At full size or zoom view

  • are edges still sharp?
  • do colors still look believable?
  • do labels, texture, or stitching hold up?
  • did sharpening create halos or fake detail?

This is one of the simplest ways to catch the "looks fine until you zoom in" problem that hurts trust on product pages.

Write down a catalog standard so future shoots match

If you want better product photo quality long term, document your standard instead of relying on memory.

Keep a simple note with:

  • hero angle by product category
  • camera height and distance
  • background choice
  • lighting position
  • image order for the gallery
  • editing rules for white balance, crop, and sharpness

That turns quality from a one-time effort into a repeatable workflow.

You do not need a giant brand manual. A one-page checklist is enough for many stores.

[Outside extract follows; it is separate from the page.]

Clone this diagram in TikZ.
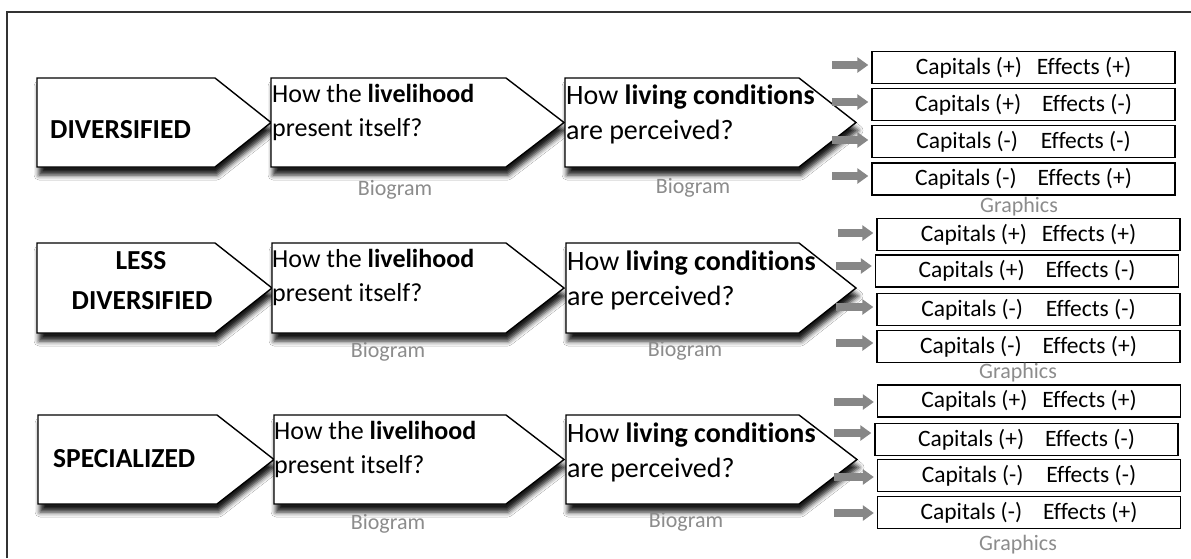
\documentclass[tikz,border=0pt]{standalone}
\usepackage{fontspec}
\setmainfont[Ligatures={NoCommon,NoContextual}]{Carlito}
\usetikzlibrary{shadows.blur,arrows.meta,calc}
\definecolor{arrowgray}{RGB}{135,135,135}
\definecolor{labelgray}{RGB}{140,140,140}
\newcommand{\mkchev}[6]{%
  \path[chev] (#1,#4) -- (#2,#4) -- (#3,{(#4+#5)/2}) -- (#2,#5) -- (#1,#5) -- cycle;
  \coordinate (#6) at (#3,{(#4+#5)/2});}
\begin{document}
\begin{tikzpicture}[x=1pt,y=-1pt,
  chev/.style={draw=black,line width=1.4pt,fill=white,line join=miter,
    blur shadow={shadow xshift=2pt,shadow yshift=-8pt,shadow blur radius=5pt,shadow opacity=90}},
  cattext/.style={inner sep=0pt,font=\fontsize{27.5}{32}\selectfont\bfseries},
  btext/.style={inner sep=0pt,anchor=base west,font=\fontsize{26}{31}\selectfont},
  ctext/.style={inner sep=0pt,anchor=base west,font=\fontsize{28}{33}\selectfont},
  capbox/.style={draw=black,line width=1.4pt,fill=white,minimum width=303pt,minimum height=32pt,
    inner sep=0pt,font=\fontsize{23.5}{28}\selectfont},
  lbl/.style={inner sep=0pt,text=labelgray,font=\fontsize{22}{26}\selectfont},
  garrow/.style={draw=arrowgray,line width=7.5pt,-{Triangle[length=11pt,width=15pt]},shorten >=3pt}
]
\useasboundingbox (0,0) rectangle (1191,558);
\fill[white] (0,0) rectangle (1191,558);
% frame
\draw[line width=1.2pt,black!80] (7,558) -- (7,12) -- (1191,12);

% ---------- Row 1 ----------
\mkchev{37}{215}{271}{78}{167}{tA1}
\mkchev{271}{506}{564}{78}{167}{tB1}
\mkchev{565}{799}{856}{78}{167}{tC1}
\node[cattext,anchor=base west] (cat1) at (50,138) {DIVERSIFIED};
\node[btext] (b1l1) at (272,102) {How the \textbf{livelihood}};
\node[btext] (b1l2) at (272,136) {present itself?};
\node[ctext] (c1l1) at (566,104) {How \textbf{living conditions}};
\node[ctext] (c1l2) at (566,139) {are perceived?};
\node[lbl] (bio11) at (395,190) {Biogram};
\node[lbl] (bio12) at (693,188) {Biogram};

\node[capbox] (k11) at (1023.5,67.5) {Capitals (+)\hspace{15pt}Effects (+)};
\node[capbox] (k12) at (1023.5,104.5) {Capitals (+)\hspace{21pt}Effects (-)};
\node[capbox] (k13) at (1023.5,141.5) {Capitals (-)\hspace{23pt}Effects (-)};
\node[capbox] (k14) at (1023.5,179) {Capitals (-)\hspace{21pt}Effects (+)};
\node[lbl] (g1) at (1019,207) {Graphics};
\coordinate (s11) at (832,65);
\coordinate (s12) at (832,102);
\coordinate (s13) at (832,140);
\coordinate (s14) at (832,176);
\draw[garrow] (s11) -- (s11 -| k11.west);
\draw[garrow] (s12) -- (s12 -| k12.west);
\draw[garrow] (s13) -- (s13 -| k13.west);
\draw[garrow] (s14) -- (s14 -| k14.west);

% ---------- Row 2 ----------
\mkchev{37}{215}{272}{243}{333}{tA2}
\mkchev{272}{506}{564}{243}{333}{tB2}
\mkchev{566}{799}{856}{243}{333}{tC2}
\node[cattext,anchor=base] (cat2a) at (141,269) {LESS};
\node[cattext,anchor=base] (cat2b) at (142,309) {DIVERSIFIED};
\node[btext] (b2l1) at (272,267) {How the \textbf{livelihood}};
\node[btext] (b2l2) at (272,301) {present itself?};
\node[ctext] (c2l1) at (567,270) {How \textbf{living conditions}};
\node[ctext] (c2l2) at (567,305) {are perceived?};
\node[lbl] (bio21) at (388,352) {Biogram};
\node[lbl] (bio22) at (685,351) {Biogram};

\node[capbox] (k21) at (1028.5,234.5) {Capitals (+)\hspace{15pt}Effects (+)};
\node[capbox] (k22) at (1027,271) {Capitals (+)\hspace{21pt}Effects (-)};
\node[capbox] (k23) at (1028.5,309.5) {Capitals (-)\hspace{23pt}Effects (-)};
\node[capbox] (k24) at (1028.5,346.5) {Capitals (-)\hspace{21pt}Effects (+)};
\node[lbl] (g2) at (1018,373) {Graphics};
\coordinate (s21) at (838,233);
\coordinate (s22) at (836,266);
\coordinate (s23) at (836,307);
\coordinate (s24) at (836,343);
\draw[garrow] (s21) -- (s21 -| k21.west);
\draw[garrow] (s22) -- (s22 -| k22.west);
\draw[garrow] (s23) -- (s23 -| k23.west);
\draw[garrow] (s24) -- (s24 -| k24.west);

% ---------- Row 3 ----------
\mkchev{38}{217}{274}{415}{504}{tA3}
\mkchev{274}{506}{564}{415}{504}{tB3}
\mkchev{566}{799}{857}{415}{504}{tC3}
\node[cattext,anchor=base west] (cat3) at (53,467) {SPECIALIZED};
\node[btext] (b3l1) at (274,439) {How the \textbf{livelihood}};
\node[btext] (b3l2) at (274,473) {present itself?};
\node[ctext] (c3l1) at (567,442) {How \textbf{living conditions}};
\node[ctext] (c3l2) at (567,477) {are perceived?};
\node[lbl] (bio31) at (388,524) {Biogram};
\node[lbl] (bio32) at (686,522) {Biogram};

\node[capbox] (k31) at (1029,401) {Capitals (+)\hspace{15pt}Effects (+)};
\node[capbox] (k32) at (1026.5,439.5) {Capitals (+)\hspace{21pt}Effects (-)};
\node[capbox] (k33) at (1029,475.5) {Capitals (-)\hspace{23pt}Effects (-)};
\node[capbox] (k34) at (1029,512.5) {Capitals (-)\hspace{21pt}Effects (+)};
\node[lbl] (g3) at (1018,545) {Graphics};
\coordinate (s31) at (834,402);
\coordinate (s32) at (834,433);
\coordinate (s33) at (834,477);
\coordinate (s34) at (834,513);
\draw[garrow] (s31) -- (s31 -| k31.west);
\draw[garrow] (s32) -- (s32 -| k32.west);
\draw[garrow] (s33) -- (s33 -| k33.west);
\draw[garrow] (s34) -- (s34 -| k34.west);
\end{tikzpicture}
\end{document}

But without one, every new shoot becomes a fresh interpretation, and that is how a catalog slowly gets uneven again.

FAQ

Can I improve e-commerce product photo quality with just my phone?

Yes, in many cases you can. A modern phone is often good enough if you control lighting, stabilize the shot, use the rear camera, and keep your framing and edits consistent. The biggest failures usually come from bad light and inconsistent process, not from the phone itself.

Should my main product image always be on a white background?

Not always for every channel, but it is usually the safest default for the main listing image. White or very clean neutral backgrounds make the product easier to compare, work well in grids, and often align better with marketplace requirements. Lifestyle and context images can then support the rest of the gallery.

How many product photos should each listing have?

For many stores, five to seven useful images is a strong baseline: one hero image, a few alternate angles, one detail shot, one scale or in-use image, and anything else needed to answer obvious buying questions. The right number depends on how much visual explanation the product needs.